Sorry for the blogging break. I’ve got a few planned for the next few weeks based on some work I’ve been doing.
In the meantime, you should check out “Do we Need Hundreds of Classifiers to Solve Real World Classification Problems?” by Manuel Fernandez-Delgado at JMLR. They took a large number of classifiers and ran them against a large number of data sets from UCI. I was a reviewer on this paper (it heavily relies on caret) and have been interested in seeing peoples reaction when it was made public.
My thoughts:
Before reading this manuscript, take a few minutes and read this oldie by David Hand.
Obviously, it pays to tune your model. That is not the most profound statement to make but the paper does a good job of quantifying the impact of tuning the hyper-parameters.
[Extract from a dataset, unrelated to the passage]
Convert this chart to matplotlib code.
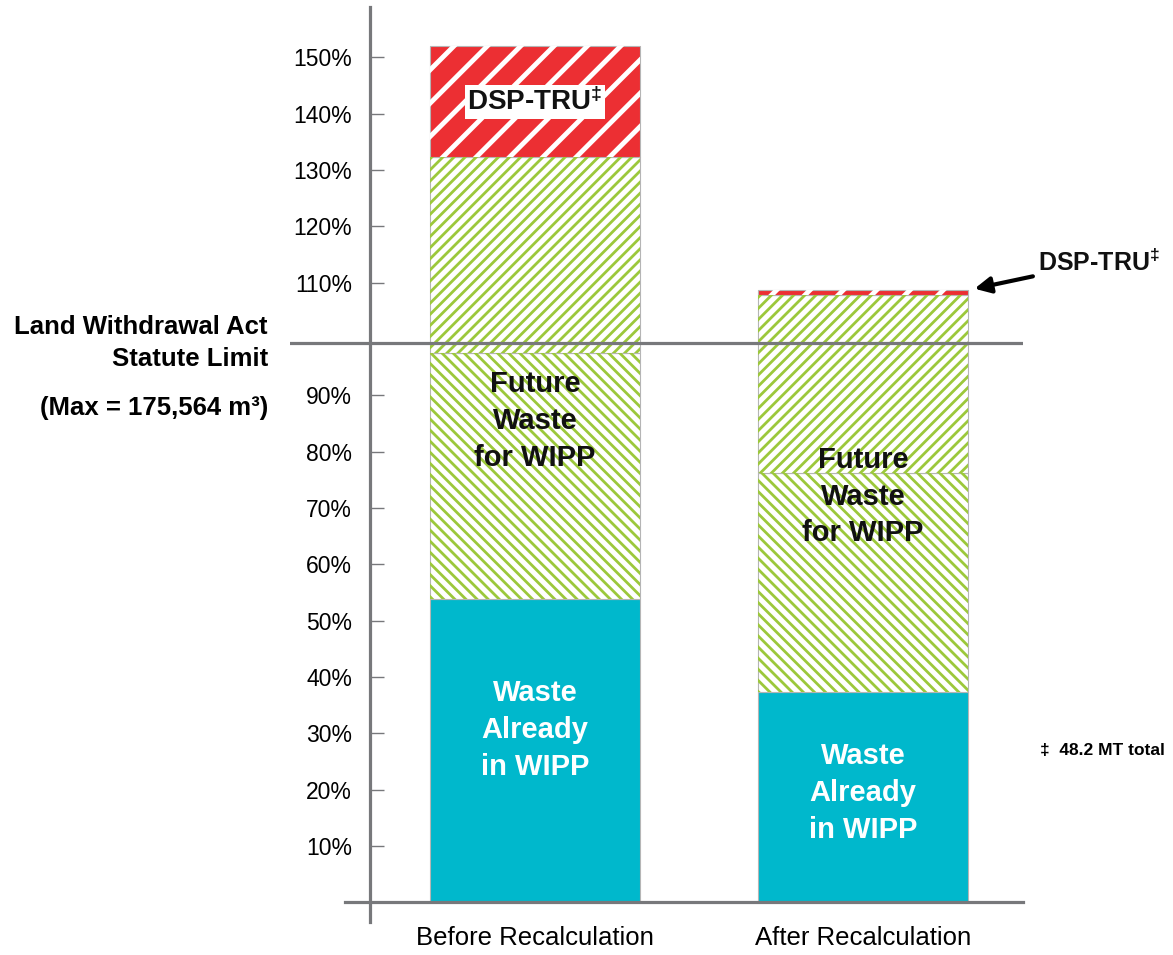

Random forest takes the top spot on a regular basis. I was surprised by this since, in my experience, boosting does better and bagging does almost as well.
The authors believe that the parallel version of random forest in caret had an edge in performance. That’s hard to believe since it does’t do anything more than split the forest across different cores. That’s it. I took it out of the package for a bit because, if you are tuning the model, parallelizing the cross-validation is faster. I put it back in a few verisons ago since I knew people would want it after reading this manuscript.
I was hoping that the authors would take a better graphical and analytical approach to comparing the methods. Table after table numbs my soul.
Despite the number of models used, it would have been nice to see more emphasis on recent deep-learning models and boosting via the gbm package.